Antique Pearlware Plate Hand Painted Red Cross Bill Bird Georgian Era


Brand Etsy

This is an antique pearlware china plate that is hand painted with a representation of the Red Cross Bill bird. The edge is reticulated and scalloped. It is unmarked but Ive seen similarly shaped examples attributed to either Minton or John Turner, although, being unsigned, it is difficult to ascribe a maker with certainty. One can see the blue pooling on the underside foot edge (see close-up photo), which is typical of pearlware, and caused by the cobalt agent used to whiten the glaze.
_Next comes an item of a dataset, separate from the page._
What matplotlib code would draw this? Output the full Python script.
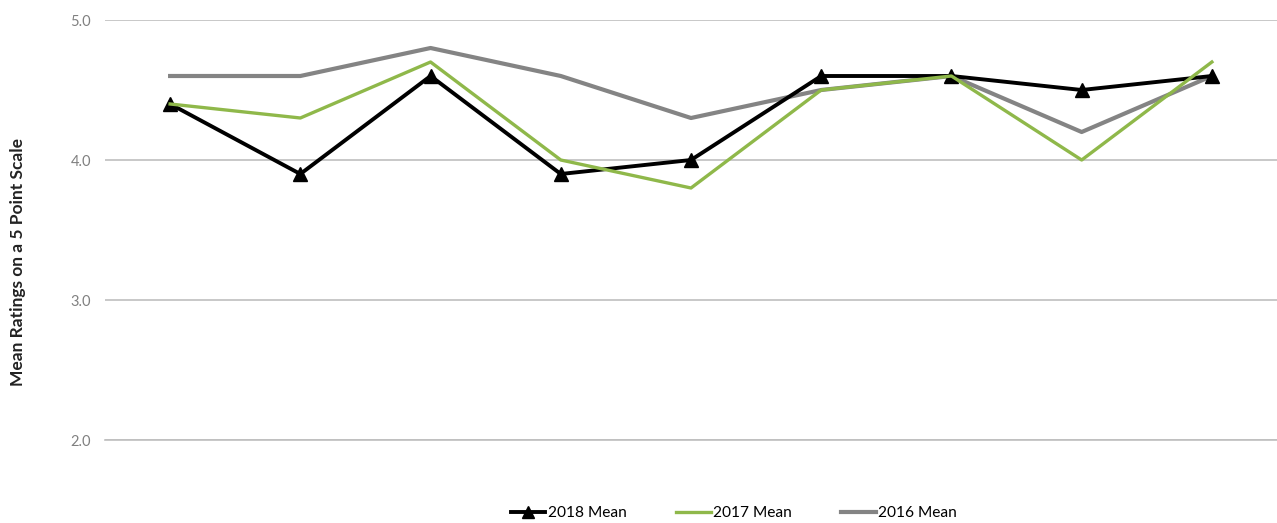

The use of cobalt to produce pearl white was introduced by Josiah Wedgwood in 1779 and, due to cost, was replaced gradually starting around 1820 by other whitening agents, ceasing to be used by 1840. The back of the plate is hand inscribed with Crop Bill in red. Although it states Crop Bill or maybe an older writing version of Cross Bill, this bird is definitely a Red Cross Bill. Its habitat is in North America and although the plate is of English origin, this may have been painted in North America, or produced in England for the North American market. The underside has three triangular shaped stilt marks, another sign of age. The plate measures 8 1/4 in diameter. Unfortunately, there is a hairline visible on the underside, but not on the top side and a glue repair to the rim (see last two close-up photos) as well as surface scratching. Otherwise, no other noted wear and any damage should be forgiven for a plate that has survived over the last 200+ years. I havent been able to find any other similar hand painted bird plates of this age except for my other example of a Canada goose - both plates are quite special.